RECORD SET »
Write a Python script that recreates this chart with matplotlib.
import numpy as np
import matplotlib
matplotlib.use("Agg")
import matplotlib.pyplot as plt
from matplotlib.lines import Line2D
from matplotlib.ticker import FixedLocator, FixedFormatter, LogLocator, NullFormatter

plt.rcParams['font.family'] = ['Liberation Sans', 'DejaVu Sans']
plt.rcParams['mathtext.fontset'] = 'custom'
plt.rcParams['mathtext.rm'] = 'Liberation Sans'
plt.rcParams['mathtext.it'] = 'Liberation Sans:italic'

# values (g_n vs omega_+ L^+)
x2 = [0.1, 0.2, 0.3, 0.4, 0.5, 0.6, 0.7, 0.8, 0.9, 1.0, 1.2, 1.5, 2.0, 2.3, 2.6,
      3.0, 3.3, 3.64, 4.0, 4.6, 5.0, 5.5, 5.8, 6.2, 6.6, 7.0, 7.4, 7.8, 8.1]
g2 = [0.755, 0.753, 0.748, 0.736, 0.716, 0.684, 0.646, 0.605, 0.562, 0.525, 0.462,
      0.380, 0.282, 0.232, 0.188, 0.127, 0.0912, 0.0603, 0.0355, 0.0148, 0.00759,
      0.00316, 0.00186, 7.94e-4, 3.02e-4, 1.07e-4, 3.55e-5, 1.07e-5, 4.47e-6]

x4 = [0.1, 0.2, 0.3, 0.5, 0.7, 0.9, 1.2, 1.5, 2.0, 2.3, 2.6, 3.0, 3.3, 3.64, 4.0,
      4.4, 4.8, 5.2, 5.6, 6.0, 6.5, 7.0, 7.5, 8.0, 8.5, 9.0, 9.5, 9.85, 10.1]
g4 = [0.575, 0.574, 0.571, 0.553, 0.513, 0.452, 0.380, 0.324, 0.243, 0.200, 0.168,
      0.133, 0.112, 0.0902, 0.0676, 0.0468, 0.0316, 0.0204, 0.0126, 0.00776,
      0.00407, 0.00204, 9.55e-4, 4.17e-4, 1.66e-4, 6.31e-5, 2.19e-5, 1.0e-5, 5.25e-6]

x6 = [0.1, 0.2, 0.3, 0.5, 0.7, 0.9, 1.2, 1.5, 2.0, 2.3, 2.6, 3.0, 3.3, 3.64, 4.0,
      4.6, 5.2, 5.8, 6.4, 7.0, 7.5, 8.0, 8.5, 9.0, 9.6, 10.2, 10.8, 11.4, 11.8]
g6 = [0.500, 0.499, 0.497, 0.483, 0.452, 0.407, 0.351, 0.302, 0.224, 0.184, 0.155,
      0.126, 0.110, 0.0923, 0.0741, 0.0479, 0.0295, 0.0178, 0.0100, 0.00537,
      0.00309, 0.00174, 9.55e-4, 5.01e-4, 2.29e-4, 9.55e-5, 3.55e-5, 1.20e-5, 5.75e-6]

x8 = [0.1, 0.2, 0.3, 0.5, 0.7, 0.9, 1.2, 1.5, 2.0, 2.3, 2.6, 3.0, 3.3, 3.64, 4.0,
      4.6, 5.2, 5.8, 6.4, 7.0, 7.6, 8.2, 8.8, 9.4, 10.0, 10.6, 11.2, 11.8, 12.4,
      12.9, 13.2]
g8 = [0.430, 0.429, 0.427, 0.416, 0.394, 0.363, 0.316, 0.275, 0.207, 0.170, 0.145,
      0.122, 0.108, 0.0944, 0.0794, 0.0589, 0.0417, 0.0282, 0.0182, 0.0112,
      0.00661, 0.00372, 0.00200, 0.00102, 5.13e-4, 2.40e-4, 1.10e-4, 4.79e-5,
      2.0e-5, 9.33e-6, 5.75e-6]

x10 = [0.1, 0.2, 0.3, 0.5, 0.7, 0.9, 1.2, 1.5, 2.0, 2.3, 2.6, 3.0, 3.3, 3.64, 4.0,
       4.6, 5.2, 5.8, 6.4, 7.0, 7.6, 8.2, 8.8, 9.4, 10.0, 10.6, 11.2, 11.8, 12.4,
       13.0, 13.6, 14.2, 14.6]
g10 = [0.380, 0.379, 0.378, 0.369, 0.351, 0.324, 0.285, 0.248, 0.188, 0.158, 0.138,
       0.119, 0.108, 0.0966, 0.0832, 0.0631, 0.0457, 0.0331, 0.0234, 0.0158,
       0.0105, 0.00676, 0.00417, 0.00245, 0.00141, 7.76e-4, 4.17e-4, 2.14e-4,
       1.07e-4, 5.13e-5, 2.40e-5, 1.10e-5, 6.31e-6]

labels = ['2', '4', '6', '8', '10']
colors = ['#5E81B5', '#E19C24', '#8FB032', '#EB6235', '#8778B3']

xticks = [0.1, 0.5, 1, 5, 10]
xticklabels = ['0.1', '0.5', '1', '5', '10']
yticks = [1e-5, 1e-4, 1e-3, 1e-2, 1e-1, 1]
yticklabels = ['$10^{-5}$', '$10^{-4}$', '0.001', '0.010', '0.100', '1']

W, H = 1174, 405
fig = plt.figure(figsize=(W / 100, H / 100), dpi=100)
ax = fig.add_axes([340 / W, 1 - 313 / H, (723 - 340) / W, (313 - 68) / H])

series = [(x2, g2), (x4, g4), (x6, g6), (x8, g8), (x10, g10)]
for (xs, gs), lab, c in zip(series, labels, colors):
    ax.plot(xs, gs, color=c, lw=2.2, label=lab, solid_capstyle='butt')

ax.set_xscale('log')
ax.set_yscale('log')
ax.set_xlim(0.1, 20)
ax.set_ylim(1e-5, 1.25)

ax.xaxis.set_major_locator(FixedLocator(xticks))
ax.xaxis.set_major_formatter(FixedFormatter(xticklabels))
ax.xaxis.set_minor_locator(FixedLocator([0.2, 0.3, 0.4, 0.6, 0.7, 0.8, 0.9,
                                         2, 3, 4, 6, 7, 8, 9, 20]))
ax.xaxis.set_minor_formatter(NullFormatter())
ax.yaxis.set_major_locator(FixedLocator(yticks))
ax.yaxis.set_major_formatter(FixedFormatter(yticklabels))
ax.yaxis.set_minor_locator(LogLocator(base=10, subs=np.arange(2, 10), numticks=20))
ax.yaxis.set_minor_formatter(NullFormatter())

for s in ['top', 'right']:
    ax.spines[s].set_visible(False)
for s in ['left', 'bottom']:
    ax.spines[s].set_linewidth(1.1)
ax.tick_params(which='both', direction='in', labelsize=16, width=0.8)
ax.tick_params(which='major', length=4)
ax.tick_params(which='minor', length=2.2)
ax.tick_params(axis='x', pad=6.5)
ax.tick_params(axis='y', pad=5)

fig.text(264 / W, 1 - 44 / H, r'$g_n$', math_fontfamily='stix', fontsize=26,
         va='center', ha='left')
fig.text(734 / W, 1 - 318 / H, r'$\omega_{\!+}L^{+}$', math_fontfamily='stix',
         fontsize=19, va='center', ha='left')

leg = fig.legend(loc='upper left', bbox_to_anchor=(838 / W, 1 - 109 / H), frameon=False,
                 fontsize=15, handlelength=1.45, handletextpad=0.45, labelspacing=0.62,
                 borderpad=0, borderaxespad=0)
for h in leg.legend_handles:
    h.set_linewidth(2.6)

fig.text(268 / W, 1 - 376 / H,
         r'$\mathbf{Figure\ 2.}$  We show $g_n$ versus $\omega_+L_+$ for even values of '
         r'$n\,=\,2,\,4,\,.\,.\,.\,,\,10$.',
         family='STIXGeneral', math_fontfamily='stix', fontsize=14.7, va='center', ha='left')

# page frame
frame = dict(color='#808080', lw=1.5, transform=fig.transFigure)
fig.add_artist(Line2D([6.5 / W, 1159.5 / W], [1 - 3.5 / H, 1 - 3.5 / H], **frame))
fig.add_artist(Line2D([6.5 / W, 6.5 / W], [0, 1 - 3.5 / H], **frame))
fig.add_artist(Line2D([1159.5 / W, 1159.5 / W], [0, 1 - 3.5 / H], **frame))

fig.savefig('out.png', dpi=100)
--
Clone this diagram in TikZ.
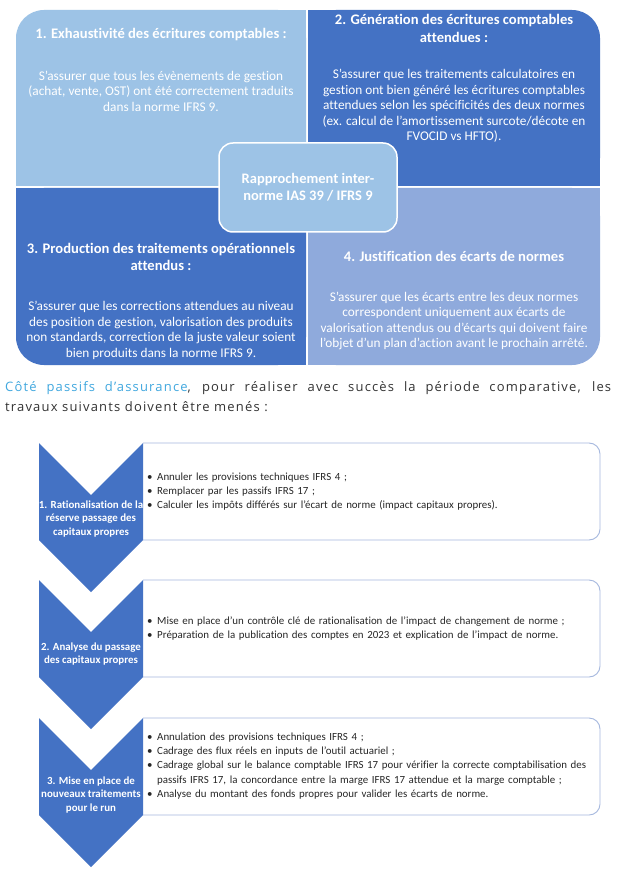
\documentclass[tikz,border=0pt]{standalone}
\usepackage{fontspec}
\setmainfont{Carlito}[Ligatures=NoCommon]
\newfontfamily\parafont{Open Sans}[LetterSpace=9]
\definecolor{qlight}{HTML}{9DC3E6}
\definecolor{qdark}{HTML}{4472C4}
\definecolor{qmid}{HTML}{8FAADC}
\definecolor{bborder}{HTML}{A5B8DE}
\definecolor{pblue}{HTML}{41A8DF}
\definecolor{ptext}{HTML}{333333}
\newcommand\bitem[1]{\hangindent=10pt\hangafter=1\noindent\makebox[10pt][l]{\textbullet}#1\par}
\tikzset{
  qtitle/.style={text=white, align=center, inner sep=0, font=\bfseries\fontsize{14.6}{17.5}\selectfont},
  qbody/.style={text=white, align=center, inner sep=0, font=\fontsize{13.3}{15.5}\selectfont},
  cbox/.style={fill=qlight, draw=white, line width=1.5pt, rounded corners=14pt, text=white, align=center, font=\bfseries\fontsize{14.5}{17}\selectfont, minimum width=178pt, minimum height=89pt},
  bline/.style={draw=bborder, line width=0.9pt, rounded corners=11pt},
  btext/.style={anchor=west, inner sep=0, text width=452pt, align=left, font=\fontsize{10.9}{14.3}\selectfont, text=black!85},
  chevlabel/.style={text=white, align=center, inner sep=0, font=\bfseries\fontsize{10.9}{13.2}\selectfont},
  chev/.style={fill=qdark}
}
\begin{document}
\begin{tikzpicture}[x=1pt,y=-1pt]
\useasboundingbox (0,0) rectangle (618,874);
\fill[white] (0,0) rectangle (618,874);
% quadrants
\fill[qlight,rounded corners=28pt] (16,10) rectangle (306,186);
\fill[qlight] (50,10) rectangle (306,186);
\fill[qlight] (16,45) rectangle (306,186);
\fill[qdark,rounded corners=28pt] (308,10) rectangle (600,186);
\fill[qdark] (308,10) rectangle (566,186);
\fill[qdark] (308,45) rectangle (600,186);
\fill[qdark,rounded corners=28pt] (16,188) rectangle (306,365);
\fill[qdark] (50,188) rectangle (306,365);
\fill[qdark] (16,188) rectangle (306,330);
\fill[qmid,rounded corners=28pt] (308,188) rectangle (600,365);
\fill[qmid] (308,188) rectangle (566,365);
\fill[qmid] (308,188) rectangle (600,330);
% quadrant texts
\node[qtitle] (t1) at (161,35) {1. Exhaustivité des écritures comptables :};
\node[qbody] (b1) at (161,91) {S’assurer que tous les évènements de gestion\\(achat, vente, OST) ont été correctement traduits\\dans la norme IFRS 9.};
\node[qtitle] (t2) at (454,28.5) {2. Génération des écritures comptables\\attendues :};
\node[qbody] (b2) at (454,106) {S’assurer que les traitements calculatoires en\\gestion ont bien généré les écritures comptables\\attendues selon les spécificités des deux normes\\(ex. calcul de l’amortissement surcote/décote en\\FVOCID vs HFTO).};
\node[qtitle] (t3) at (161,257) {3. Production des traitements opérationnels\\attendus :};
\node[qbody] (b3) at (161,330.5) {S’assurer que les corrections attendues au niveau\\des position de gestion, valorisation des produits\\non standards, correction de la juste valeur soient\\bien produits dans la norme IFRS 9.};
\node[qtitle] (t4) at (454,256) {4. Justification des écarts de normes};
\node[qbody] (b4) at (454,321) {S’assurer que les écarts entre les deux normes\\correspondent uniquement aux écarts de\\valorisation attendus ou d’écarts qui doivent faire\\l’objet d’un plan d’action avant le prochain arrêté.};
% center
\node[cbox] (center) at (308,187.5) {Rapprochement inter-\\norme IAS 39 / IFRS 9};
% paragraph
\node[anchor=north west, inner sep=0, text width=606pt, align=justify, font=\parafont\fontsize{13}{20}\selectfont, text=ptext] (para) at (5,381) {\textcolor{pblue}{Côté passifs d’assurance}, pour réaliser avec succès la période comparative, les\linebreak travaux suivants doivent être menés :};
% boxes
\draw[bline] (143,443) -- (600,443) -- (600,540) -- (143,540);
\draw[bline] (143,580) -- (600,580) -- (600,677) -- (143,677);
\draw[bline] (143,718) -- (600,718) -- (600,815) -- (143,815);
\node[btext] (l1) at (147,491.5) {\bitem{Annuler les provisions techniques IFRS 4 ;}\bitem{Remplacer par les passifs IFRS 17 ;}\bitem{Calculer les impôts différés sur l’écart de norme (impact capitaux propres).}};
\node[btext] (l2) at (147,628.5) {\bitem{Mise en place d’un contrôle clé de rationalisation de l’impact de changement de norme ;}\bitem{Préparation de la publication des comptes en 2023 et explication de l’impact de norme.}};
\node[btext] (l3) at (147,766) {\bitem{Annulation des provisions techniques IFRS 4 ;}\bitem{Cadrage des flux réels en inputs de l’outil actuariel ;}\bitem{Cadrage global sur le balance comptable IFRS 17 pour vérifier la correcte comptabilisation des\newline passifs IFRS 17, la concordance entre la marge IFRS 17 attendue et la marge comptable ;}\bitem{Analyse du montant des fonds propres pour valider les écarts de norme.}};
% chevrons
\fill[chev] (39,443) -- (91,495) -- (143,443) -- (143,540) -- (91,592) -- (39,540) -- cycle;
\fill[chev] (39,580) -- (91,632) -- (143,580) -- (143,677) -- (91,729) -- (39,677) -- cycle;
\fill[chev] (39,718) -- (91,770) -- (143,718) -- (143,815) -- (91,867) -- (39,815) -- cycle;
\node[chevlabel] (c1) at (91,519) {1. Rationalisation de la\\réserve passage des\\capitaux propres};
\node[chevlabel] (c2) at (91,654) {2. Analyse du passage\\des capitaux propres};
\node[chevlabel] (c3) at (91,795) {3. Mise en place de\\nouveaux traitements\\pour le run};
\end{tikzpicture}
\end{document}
---
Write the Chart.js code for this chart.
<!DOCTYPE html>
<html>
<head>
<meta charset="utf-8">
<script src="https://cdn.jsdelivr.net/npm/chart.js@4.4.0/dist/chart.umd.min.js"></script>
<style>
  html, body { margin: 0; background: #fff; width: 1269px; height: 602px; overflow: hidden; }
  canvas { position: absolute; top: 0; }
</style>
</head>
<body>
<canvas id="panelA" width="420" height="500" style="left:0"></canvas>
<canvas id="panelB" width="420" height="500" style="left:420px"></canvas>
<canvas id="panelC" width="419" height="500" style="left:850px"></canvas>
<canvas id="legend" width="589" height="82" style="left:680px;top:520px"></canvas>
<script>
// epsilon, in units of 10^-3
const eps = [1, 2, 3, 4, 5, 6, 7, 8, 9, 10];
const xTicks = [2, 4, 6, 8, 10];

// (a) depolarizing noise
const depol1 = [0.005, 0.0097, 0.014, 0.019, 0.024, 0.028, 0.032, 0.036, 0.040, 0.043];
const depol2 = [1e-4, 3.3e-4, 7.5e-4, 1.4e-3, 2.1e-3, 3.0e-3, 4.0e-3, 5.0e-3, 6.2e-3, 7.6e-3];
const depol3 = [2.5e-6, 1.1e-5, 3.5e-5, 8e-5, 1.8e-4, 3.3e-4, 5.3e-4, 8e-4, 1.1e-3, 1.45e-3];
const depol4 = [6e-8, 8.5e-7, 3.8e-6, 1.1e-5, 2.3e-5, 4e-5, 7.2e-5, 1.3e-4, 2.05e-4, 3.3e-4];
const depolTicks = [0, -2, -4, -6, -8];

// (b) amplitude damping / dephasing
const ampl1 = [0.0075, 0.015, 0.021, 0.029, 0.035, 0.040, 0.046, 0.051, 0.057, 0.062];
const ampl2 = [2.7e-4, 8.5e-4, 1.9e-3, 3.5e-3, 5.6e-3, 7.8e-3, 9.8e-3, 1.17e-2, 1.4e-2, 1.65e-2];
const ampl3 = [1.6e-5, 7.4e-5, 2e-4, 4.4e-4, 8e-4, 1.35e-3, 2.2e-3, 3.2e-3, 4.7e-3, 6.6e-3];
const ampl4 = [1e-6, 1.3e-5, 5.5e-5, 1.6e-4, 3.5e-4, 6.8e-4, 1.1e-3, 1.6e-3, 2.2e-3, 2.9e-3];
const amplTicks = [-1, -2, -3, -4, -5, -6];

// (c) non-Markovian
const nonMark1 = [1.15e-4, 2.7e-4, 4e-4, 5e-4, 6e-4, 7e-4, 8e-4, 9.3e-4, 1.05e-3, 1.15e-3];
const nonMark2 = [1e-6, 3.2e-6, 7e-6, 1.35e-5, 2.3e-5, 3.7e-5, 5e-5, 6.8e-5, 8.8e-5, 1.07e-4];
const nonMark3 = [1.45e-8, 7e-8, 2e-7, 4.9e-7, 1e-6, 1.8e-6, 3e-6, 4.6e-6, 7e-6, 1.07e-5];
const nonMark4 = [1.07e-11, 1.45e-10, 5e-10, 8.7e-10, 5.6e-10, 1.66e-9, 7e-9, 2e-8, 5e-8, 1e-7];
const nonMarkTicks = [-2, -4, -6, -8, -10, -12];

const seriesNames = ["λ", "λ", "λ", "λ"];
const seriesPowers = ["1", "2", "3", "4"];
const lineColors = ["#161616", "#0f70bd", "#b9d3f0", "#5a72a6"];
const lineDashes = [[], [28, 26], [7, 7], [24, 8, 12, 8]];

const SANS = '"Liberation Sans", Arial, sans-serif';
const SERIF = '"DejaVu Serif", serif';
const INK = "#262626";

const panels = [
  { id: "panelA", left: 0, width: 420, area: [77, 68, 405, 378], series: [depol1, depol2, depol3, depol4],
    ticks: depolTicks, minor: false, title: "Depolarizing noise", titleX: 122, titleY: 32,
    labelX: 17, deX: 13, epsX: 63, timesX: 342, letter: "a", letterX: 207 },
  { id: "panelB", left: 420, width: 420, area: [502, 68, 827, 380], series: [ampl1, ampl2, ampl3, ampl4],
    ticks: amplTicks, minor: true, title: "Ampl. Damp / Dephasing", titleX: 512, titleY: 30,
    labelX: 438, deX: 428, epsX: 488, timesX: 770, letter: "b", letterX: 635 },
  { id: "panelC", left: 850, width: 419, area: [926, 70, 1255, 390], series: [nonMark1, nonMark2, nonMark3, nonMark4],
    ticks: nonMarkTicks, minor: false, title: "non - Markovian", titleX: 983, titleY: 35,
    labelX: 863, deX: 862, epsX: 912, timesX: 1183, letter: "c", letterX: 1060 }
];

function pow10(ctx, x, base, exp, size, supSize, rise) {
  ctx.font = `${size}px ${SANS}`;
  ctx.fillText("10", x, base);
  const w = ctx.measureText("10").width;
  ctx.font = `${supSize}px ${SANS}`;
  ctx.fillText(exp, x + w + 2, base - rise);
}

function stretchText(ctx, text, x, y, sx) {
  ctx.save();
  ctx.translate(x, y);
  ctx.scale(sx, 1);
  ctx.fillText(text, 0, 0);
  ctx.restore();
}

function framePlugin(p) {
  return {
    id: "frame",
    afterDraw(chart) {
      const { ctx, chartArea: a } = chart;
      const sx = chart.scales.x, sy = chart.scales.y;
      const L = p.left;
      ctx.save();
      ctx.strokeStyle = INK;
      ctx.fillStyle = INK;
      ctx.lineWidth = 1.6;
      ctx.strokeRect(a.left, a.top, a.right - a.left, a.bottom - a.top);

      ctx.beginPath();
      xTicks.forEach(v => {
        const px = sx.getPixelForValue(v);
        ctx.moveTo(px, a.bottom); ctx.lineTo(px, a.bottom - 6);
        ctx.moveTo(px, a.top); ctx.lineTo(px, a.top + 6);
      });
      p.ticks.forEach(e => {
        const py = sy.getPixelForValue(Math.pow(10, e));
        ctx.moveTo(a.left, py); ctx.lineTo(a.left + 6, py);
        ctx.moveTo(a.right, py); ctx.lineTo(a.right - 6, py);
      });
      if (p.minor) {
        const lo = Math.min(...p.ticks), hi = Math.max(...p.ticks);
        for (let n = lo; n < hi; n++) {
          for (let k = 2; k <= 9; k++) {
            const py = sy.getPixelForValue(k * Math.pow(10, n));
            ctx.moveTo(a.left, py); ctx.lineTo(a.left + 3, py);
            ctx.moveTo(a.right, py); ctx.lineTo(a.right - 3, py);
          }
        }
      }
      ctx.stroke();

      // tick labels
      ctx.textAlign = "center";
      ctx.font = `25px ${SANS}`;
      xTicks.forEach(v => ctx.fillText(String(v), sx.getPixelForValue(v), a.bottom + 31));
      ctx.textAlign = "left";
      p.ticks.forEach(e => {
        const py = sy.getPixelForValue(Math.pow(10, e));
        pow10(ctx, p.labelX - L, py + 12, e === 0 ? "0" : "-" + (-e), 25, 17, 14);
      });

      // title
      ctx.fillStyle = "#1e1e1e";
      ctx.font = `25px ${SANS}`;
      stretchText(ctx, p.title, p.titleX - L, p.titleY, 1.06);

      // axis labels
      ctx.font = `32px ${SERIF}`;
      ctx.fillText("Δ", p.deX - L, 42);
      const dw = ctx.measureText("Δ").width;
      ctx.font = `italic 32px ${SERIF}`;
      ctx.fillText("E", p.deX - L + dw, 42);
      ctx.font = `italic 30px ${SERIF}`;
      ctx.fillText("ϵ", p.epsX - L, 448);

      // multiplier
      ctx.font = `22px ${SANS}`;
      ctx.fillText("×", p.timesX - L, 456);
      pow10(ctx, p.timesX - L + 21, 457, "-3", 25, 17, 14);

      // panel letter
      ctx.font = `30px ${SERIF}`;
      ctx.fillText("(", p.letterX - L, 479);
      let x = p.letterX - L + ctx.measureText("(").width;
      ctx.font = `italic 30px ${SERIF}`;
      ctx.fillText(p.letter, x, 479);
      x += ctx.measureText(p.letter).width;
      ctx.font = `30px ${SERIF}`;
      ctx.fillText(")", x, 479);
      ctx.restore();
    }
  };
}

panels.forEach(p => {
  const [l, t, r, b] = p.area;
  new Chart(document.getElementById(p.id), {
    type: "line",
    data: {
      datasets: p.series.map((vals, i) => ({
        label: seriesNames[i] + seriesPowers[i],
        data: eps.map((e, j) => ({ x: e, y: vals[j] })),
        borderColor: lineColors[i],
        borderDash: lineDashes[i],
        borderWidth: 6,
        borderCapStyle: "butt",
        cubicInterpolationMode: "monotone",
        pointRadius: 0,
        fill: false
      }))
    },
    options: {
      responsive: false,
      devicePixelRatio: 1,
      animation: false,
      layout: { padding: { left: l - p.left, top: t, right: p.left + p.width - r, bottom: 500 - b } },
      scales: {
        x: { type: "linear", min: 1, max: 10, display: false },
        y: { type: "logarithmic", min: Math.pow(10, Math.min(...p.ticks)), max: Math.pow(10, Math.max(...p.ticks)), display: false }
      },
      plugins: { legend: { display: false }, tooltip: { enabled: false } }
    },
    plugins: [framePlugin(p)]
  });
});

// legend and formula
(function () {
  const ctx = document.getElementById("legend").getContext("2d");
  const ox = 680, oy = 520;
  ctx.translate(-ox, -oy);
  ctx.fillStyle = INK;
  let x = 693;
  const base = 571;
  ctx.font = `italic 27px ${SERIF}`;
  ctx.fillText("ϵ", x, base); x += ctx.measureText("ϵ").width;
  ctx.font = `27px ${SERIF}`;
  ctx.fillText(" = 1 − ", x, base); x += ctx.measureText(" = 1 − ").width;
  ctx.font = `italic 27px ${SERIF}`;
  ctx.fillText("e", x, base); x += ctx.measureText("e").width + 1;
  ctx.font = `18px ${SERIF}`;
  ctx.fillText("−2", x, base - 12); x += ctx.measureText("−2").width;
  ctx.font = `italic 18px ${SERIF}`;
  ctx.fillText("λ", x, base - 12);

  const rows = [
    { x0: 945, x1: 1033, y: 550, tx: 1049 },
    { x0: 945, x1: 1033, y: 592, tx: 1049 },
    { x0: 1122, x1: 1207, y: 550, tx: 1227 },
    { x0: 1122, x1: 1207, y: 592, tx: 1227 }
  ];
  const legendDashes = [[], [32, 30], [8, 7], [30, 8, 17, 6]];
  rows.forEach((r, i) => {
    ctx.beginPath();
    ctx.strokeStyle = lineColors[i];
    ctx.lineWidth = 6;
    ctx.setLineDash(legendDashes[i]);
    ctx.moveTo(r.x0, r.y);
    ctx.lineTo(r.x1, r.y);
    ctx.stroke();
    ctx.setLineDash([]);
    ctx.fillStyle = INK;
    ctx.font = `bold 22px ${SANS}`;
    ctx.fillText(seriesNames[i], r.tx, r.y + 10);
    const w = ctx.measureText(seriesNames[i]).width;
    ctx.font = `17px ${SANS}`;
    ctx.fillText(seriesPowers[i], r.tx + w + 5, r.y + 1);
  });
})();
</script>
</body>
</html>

OBJECTIVE »
Extract exactly and only the lines above from the line containing "Write a Python" through the line containing "2.0e-5, 9.33e-6, 5.75e-6]", both end lines included.

SOLUTION FOR THIS PROBLEM »
Write a Python script that recreates this chart with matplotlib.
import numpy as np
import matplotlib
matplotlib.use("Agg")
import matplotlib.pyplot as plt
from matplotlib.lines import Line2D
from matplotlib.ticker import FixedLocator, FixedFormatter, LogLocator, NullFormatter

plt.rcParams['font.family'] = ['Liberation Sans', 'DejaVu Sans']
plt.rcParams['mathtext.fontset'] = 'custom'
plt.rcParams['mathtext.rm'] = 'Liberation Sans'
plt.rcParams['mathtext.it'] = 'Liberation Sans:italic'

# values (g_n vs omega_+ L^+)
x2 = [0.1, 0.2, 0.3, 0.4, 0.5, 0.6, 0.7, 0.8, 0.9, 1.0, 1.2, 1.5, 2.0, 2.3, 2.6,
      3.0, 3.3, 3.64, 4.0, 4.6, 5.0, 5.5, 5.8, 6.2, 6.6, 7.0, 7.4, 7.8, 8.1]
g2 = [0.755, 0.753, 0.748, 0.736, 0.716, 0.684, 0.646, 0.605, 0.562, 0.525, 0.462,
      0.380, 0.282, 0.232, 0.188, 0.127, 0.0912, 0.0603, 0.0355, 0.0148, 0.00759,
      0.00316, 0.00186, 7.94e-4, 3.02e-4, 1.07e-4, 3.55e-5, 1.07e-5, 4.47e-6]

x4 = [0.1, 0.2, 0.3, 0.5, 0.7, 0.9, 1.2, 1.5, 2.0, 2.3, 2.6, 3.0, 3.3, 3.64, 4.0,
      4.4, 4.8, 5.2, 5.6, 6.0, 6.5, 7.0, 7.5, 8.0, 8.5, 9.0, 9.5, 9.85, 10.1]
g4 = [0.575, 0.574, 0.571, 0.553, 0.513, 0.452, 0.380, 0.324, 0.243, 0.200, 0.168,
      0.133, 0.112, 0.0902, 0.0676, 0.0468, 0.0316, 0.0204, 0.0126, 0.00776,
      0.00407, 0.00204, 9.55e-4, 4.17e-4, 1.66e-4, 6.31e-5, 2.19e-5, 1.0e-5, 5.25e-6]

x6 = [0.1, 0.2, 0.3, 0.5, 0.7, 0.9, 1.2, 1.5, 2.0, 2.3, 2.6, 3.0, 3.3, 3.64, 4.0,
      4.6, 5.2, 5.8, 6.4, 7.0, 7.5, 8.0, 8.5, 9.0, 9.6, 10.2, 10.8, 11.4, 11.8]
g6 = [0.500, 0.499, 0.497, 0.483, 0.452, 0.407, 0.351, 0.302, 0.224, 0.184, 0.155,
      0.126, 0.110, 0.0923, 0.0741, 0.0479, 0.0295, 0.0178, 0.0100, 0.00537,
      0.00309, 0.00174, 9.55e-4, 5.01e-4, 2.29e-4, 9.55e-5, 3.55e-5, 1.20e-5, 5.75e-6]

x8 = [0.1, 0.2, 0.3, 0.5, 0.7, 0.9, 1.2, 1.5, 2.0, 2.3, 2.6, 3.0, 3.3, 3.64, 4.0,
      4.6, 5.2, 5.8, 6.4, 7.0, 7.6, 8.2, 8.8, 9.4, 10.0, 10.6, 11.2, 11.8, 12.4,
      12.9, 13.2]
g8 = [0.430, 0.429, 0.427, 0.416, 0.394, 0.363, 0.316, 0.275, 0.207, 0.170, 0.145,
      0.122, 0.108, 0.0944, 0.0794, 0.0589, 0.0417, 0.0282, 0.0182, 0.0112,
      0.00661, 0.00372, 0.00200, 0.00102, 5.13e-4, 2.40e-4, 1.10e-4, 4.79e-5,
      2.0e-5, 9.33e-6, 5.75e-6]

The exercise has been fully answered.